Ahora bien, esto tiene otra pregunta: Dios actúa como quien manda el Hijo, el Hijo se engendra en María (cf. Jn 1, 14). ¿Y el Espíritu? Si nos fijamos en el dialogo del ángel María plantea una pregunta: “¿Cómo será eso, pues no conozco varón?” (Lc 1, 34) e inmediatamente recibe la respuesta: “El Espíritu Santo vendrá sobre ti y el poder del Altísimo te cubrirá con su sombra” (Lc 1, 35). La expresión “cubrir con la sombra” la encontramos en el antiguo testamento (cf. Ex 40, 34), la tienda del encuentro lo que se cubrió con la sombra de Dios se llena de su espíritu, “María es la morada del Espíritu Santo, la ´tienda de reunión´ donde la gloria de Dios habita” (CEC 2676), el Arca que lleva la Alianza ahora es María. Si pensamos en la salvación de la humanidad sin que la cooperación humana se haga presente, caeríamos en la creencia de un Dios que solo actúa brutalmente, sin contar con la aceptación y libertad.

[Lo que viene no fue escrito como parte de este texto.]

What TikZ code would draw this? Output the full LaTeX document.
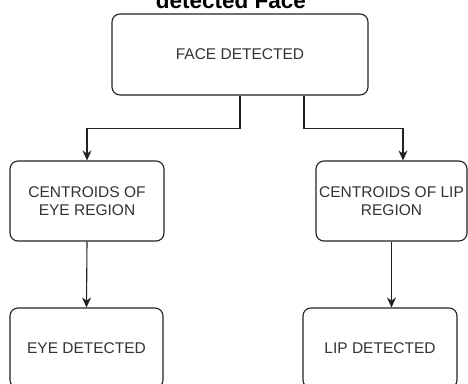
\documentclass[tikz,border=0pt]{standalone}
\usepackage{fontspec}
\setmainfont{Liberation Sans}
\usetikzlibrary{arrows.meta}
\definecolor{txt}{HTML}{333333}
\definecolor{ln}{HTML}{222222}
\tikzset{
  box/.style={draw=ln, line width=1.1pt, rounded corners=8pt, align=center, text=txt,
    font=\fontsize{15.5}{18}\selectfont, inner sep=0pt},
  conn/.style={draw=ln, line width=1.1pt, -{Stealth[length=10pt,width=9pt]}}
}
\begin{document}
\begin{tikzpicture}[x=1pt,y=-1pt]
\useasboundingbox (0,0) rectangle (468,383);
\clip (0,0) rectangle (468,383);
\fill[white] (0,0) rectangle (468,383);
\node[anchor=base, font=\bfseries\fontsize{22.5}{24}\selectfont] (title) at (231,8.7) {detected Face};
\node[box, minimum width=256pt, minimum height=81pt] (face) at (240,54.5) {FACE DETECTED};
\node[box, minimum width=154pt, minimum height=80pt] (eyec) at (87,201) {CENTROIDS OF\\EYE REGION};
\node[box, minimum width=151pt, minimum height=80pt] (lipc) at (391.5,201) {CENTROIDS OF LIP\\REGION};
\node[box, minimum width=153pt, minimum height=80pt] (eyed) at (86.5,348) {EYE DETECTED};
\node[box, minimum width=154pt, minimum height=80pt] (lipd) at (380,348) {LIP DETECTED};
\draw[conn] (face.south) -- ++(0,33) -| (eyec.north);
\draw[conn] ([xshift=64pt]face.south) -- ++(0,33) -| ([xshift=11.5pt]lipc.north);
\draw[conn] (eyec.south) -- (eyed.north);
\draw[conn] (lipc.south) -- (lipc.south |- lipd.north);
\end{tikzpicture}
\end{document}
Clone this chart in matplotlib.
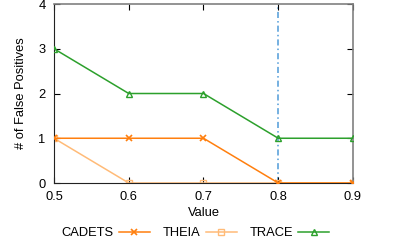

La Encarnación y la Eucaristía
Pensemos ahora en dos actos distantes en el tiempo: la Encarnación y la Eucaristía. El cuerpo del Señor que se encarna en el seno de Santa María es el mismo que se hace presente en el pan y vino, cuerpo y sangre del Señor. La Encarnación alcanza su margen en la Eucaristía, la prolongación de la Gracia se hace presente en cada Misa. El Espíritu Santo, ese mismo que cubre a María en su “Sí” generoso, es el mismo que cubre las especies para convertirlo en el cuerpo del Señor. Se hace hombre en la Encarnación, y se hace alimento en la Eucaristía, la presencia real de Cristo en estos dos acontecimientos de la fe, una presencia real, tangible y siempre cercana. San Agustín referente a esto: “Reconoced en el pan lo que colgó en la cruz, y en el cáliz lo que manó de su costado. El mismo Cristo que nació de la Virgen María, que fue crucificado, sepultado y resucitó, es el que se contiene en estos misterios” (Homilía sobre el Evangelio de Juan 26,13).
Como decía san Josemaría: “En la Eucaristía, como en el portal de Belén, se nos entrega sin defensa, inerme, por amor” (Es Cristo que pasa, n. 87) y desde entonces, el Señor se ha querido quedar cerca de los hombres, sigue entregándose y el Espíritu sigue actuando para la salvación de los hombres; depende ahora de nosotros de dejarnos amar para conocer al verdadero y puro amor, es necesario, “Dios, que te creó sin ti, no te salvará sin ti” (San Agustín, Sermón 169, 11,13). Es dejar que el reino de Dios que tanto pedimos a diario que venga sobre nosotros, nos encuentre con un corazón abierto para acogerle y amarle.